'''

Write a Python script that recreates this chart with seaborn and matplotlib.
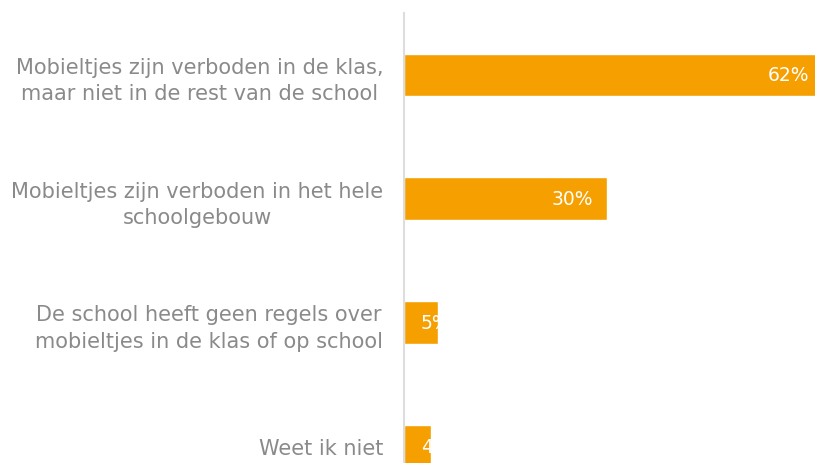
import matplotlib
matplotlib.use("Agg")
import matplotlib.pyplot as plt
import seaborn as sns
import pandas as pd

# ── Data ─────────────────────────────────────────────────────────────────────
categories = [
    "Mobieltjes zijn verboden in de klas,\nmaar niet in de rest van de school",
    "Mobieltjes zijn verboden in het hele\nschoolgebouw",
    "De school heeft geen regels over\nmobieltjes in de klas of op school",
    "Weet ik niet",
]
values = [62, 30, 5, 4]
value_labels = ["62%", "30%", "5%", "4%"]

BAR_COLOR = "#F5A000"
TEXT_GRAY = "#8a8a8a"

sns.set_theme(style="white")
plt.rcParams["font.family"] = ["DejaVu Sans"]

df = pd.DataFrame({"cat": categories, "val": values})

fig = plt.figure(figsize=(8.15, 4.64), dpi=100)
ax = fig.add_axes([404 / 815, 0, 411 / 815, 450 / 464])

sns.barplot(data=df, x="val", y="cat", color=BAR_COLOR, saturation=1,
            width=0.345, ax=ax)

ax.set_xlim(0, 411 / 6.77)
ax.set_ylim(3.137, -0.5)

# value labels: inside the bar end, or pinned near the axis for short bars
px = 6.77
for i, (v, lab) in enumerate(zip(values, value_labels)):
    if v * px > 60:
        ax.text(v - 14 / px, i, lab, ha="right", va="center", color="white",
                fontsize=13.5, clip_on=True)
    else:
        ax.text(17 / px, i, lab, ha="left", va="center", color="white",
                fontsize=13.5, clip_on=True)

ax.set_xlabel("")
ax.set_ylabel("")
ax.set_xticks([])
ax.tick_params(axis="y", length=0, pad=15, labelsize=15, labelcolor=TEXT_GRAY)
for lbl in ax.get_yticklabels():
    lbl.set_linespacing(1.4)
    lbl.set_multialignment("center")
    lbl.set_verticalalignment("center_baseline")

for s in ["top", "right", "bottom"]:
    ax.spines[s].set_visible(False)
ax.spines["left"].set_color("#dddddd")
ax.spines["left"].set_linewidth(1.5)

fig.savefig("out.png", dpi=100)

'''

◆ **Exercise objective**: Return the material exactly as given, apart from the pictures.

◆ **Answer to the problem**:
Write a Python script that recreates this chart with seaborn and matplotlib.
import matplotlib
matplotlib.use("Agg")
import matplotlib.pyplot as plt
import seaborn as sns
import pandas as pd

# ── Data ─────────────────────────────────────────────────────────────────────
categories = [
    "Mobieltjes zijn verboden in de klas,\nmaar niet in de rest van de school",
    "Mobieltjes zijn verboden in het hele\nschoolgebouw",
    "De school heeft geen regels over\nmobieltjes in de klas of op school",
    "Weet ik niet",
]
values = [62, 30, 5, 4]
value_labels = ["62%", "30%", "5%", "4%"]

BAR_COLOR = "#F5A000"
TEXT_GRAY = "#8a8a8a"

sns.set_theme(style="white")
plt.rcParams["font.family"] = ["DejaVu Sans"]

df = pd.DataFrame({"cat": categories, "val": values})

fig = plt.figure(figsize=(8.15, 4.64), dpi=100)
ax = fig.add_axes([404 / 815, 0, 411 / 815, 450 / 464])

sns.barplot(data=df, x="val", y="cat", color=BAR_COLOR, saturation=1,
            width=0.345, ax=ax)

ax.set_xlim(0, 411 / 6.77)
ax.set_ylim(3.137, -0.5)

# value labels: inside the bar end, or pinned near the axis for short bars
px = 6.77
for i, (v, lab) in enumerate(zip(values, value_labels)):
    if v * px > 60:
        ax.text(v - 14 / px, i, lab, ha="right", va="center", color="white",
                fontsize=13.5, clip_on=True)
    else:
        ax.text(17 / px, i, lab, ha="left", va="center", color="white",
                fontsize=13.5, clip_on=True)

ax.set_xlabel("")
ax.set_ylabel("")
ax.set_xticks([])
ax.tick_params(axis="y", length=0, pad=15, labelsize=15, labelcolor=TEXT_GRAY)
for lbl in ax.get_yticklabels():
    lbl.set_linespacing(1.4)
    lbl.set_multialignment("center")
    lbl.set_verticalalignment("center_baseline")

for s in ["top", "right", "bottom"]:
    ax.spines[s].set_visible(False)
ax.spines["left"].set_color("#dddddd")
ax.spines["left"].set_linewidth(1.5)

fig.savefig("out.png", dpi=100)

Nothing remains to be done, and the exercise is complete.